Football can bring joy or frustration to supporters… but also a lot of waste. UK football teams have decided to introduce reusable cups in stadiums, as part of a joint initiative by the Premier League and British TV channel Sky News.
Bottles, straws, food containers, bags, supporter paraphernalia…. When thousands of people get together in a stadium, litter is almost inevitable. Single-use plastics are a big part of that waste, and 50% of it ends up in the oceans, according to UN data.
With the ‘Sky Ocean Rescue’ initiative, Sky News and the Premier League are trying to fight it.

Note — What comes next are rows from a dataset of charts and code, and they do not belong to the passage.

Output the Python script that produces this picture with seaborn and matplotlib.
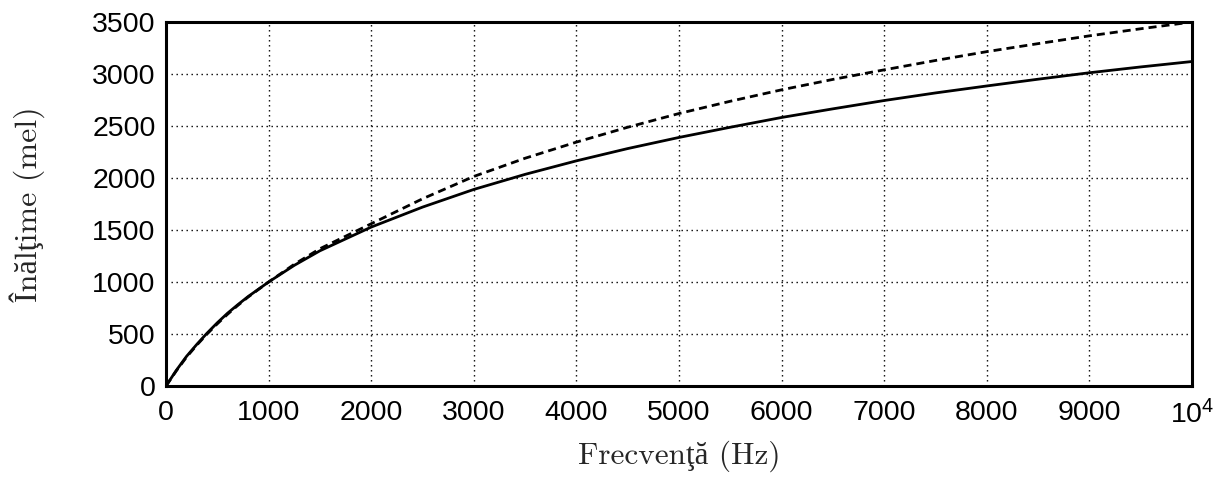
import matplotlib
matplotlib.use("Agg")
import matplotlib.pyplot as plt
import seaborn as sns
import pandas as pd

# Frequency samples (Hz) and the two pitch curves (mel)
freq_hz = [0, 100, 200, 300, 400, 500, 600, 700, 800, 1000, 1250, 1500,
           2000, 2500, 3000, 3500, 4000, 4500, 5000, 5500, 6000, 6500,
           7000, 7500, 8000, 8500, 9000, 9500, 10000]
mel_solid = [0, 150, 285, 400, 508, 608, 700, 782, 860, 1000, 1160, 1300,
             1528, 1720, 1890, 2035, 2165, 2283, 2390, 2488, 2582, 2665,
             2745, 2818, 2885, 2950, 3012, 3068, 3120]
mel_dashed = [0, 145, 278, 393, 500, 598, 690, 775, 855, 1000, 1170, 1320,
              1560, 1800, 2015, 2190, 2345, 2488, 2620, 2738, 2848, 2948,
              3040, 3130, 3215, 3292, 3367, 3435, 3500]

x_ticks = [0, 1000, 2000, 3000, 4000, 5000, 6000, 7000, 8000, 9000, 10000]
x_tick_labels = ["0", "1000", "2000", "3000", "4000", "5000", "6000",
                 "7000", "8000", "9000", r"$\mathregular{10^4}$"]
y_ticks = [0, 500, 1000, 1500, 2000, 2500, 3000, 3500]

df = pd.DataFrame({"f": freq_hz, "solid": mel_solid, "dashed": mel_dashed})

sns.set_style("white")
plt.rcParams["font.family"] = ["Liberation Sans", "DejaVu Sans"]
plt.rcParams["mathtext.fontset"] = "custom"
plt.rcParams["mathtext.rm"] = "Liberation Sans"

fig = plt.figure(figsize=(12.23, 5.04), dpi=100)
ax = fig.add_axes([166 / 1223, 1 - 386 / 504, (1192 - 166) / 1223, (386 - 22) / 504])

sns.lineplot(data=df, x="f", y="solid", ax=ax, color="black", linewidth=2.0)
sns.lineplot(data=df, x="f", y="dashed", ax=ax, color="black", linewidth=2.0)
ax.lines[-1].set_linestyle((0, (2.9, 1.8)))

ax.set_xlim(0, 10000)
ax.set_ylim(0, 3500)
ax.set_xticks(x_ticks)
ax.set_xticklabels(x_tick_labels)
ax.set_yticks(y_ticks)

ax.grid(True, color="black", linestyle=(0, (1, 2.6)), linewidth=1.0)
for s in ax.spines.values():
    s.set_visible(True)
    s.set_color("black")
    s.set_linewidth(2.2)

ax.tick_params(axis="both", direction="out", length=4, width=2, color="black",
               labelsize=20.5, labelcolor="black", pad=3.5)
ax.tick_params(axis="x", pad=6)

serif = ["cmr10", "Liberation Serif", "DejaVu Serif"]
ax.set_xlabel("Frecvenţă (Hz)", fontsize=22.5, family=serif, labelpad=8)
ax.set_ylabel("Înălţime (mel)", fontsize=23, family=serif, labelpad=34)

fig.savefig("out.png", dpi=100, facecolor="white")
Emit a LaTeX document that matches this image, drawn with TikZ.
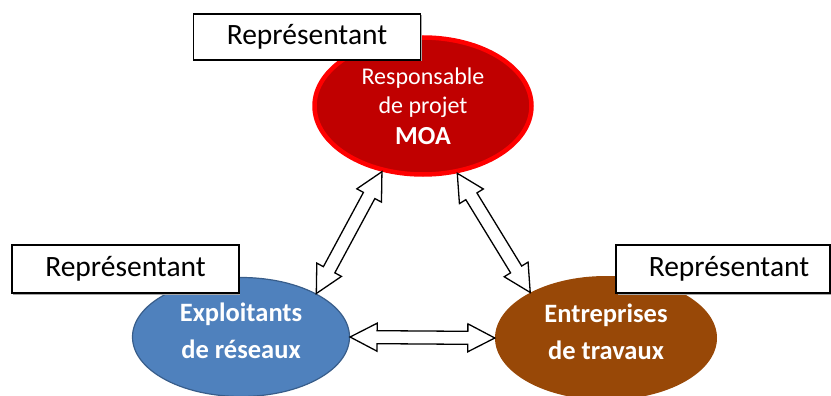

The aim of the initiative is to help British clubs phase out single-use plastics in their stadiums, as well as raising awareness among the thousands of supporters who attend the matches or watch them on TV.
“As an organisation with a global audience we and our clubs are able to encourage people around the world to think and take positive action to reduce their use of plastic,” Richard Scudamore, the Premier League’s executive chairman, said in a statement.
Four clubs out of twenty in the Premier League – Arsenal, Chelsea, Fulham and West Ham United – are taking part in the initiative. The project is still in a trial phase, but the introduction of the reusable cups to substitute other plastic containers is only part of the plan.
The ‘Sky Ocean Rescue’ initiative was launched a year ago and aims at raising awareness about waste management in stadiums. And football clubs provide a perfect platform for visibility.
Since then, a group of advisers have been working with clubs to support them as they look for ways to phase out single-use plastics from their stadiums and operations.
Although there is still no data on how well the project is working, several football teams have been developing their own initiatives with the objective of making their operations more environmentally friendly.
For instance, Tottenham Hotspur, a London Premier League club, has committed to eliminate the use of plastic straws, stirrers, cutlery and all disposable plastic packaging that accompanies these items in its new stadium. Any contract with a tender will also include a clause on reducing single-use plastics.
Beyond raising awareness in stadiums, the Premier League has also launched its Primary Stars programme, an initiative that reaches 15,000 primary schools in England and Wales, to educate children on how to reduce their usage of single-use plastics.
Single-use plastic ban
The ‘Sky Ocean Rescue’ initiative was announced in May 2018, only a few weeks before the European Commission announced its intention to put an end to single-use plastics in Europe.
In March this year, EU co-legislators – the European Parliament and the Council – confirmed their agreement on the new directive.
The new EU legislation bans a group of selected single-use products made of plastic, encourages the reduction of consumption, ensures better selective collection and makes businesses take their share of responsibility.
The objective of the legislation is to guarantee that all plastic packaging placed on the EU market are reusable or recyclable by 2030. However, this legislation might not apply to the UK, which is set to leave the Union in October 2019. Hence the importance of the Premier League’s commitment, at least in football stadiums.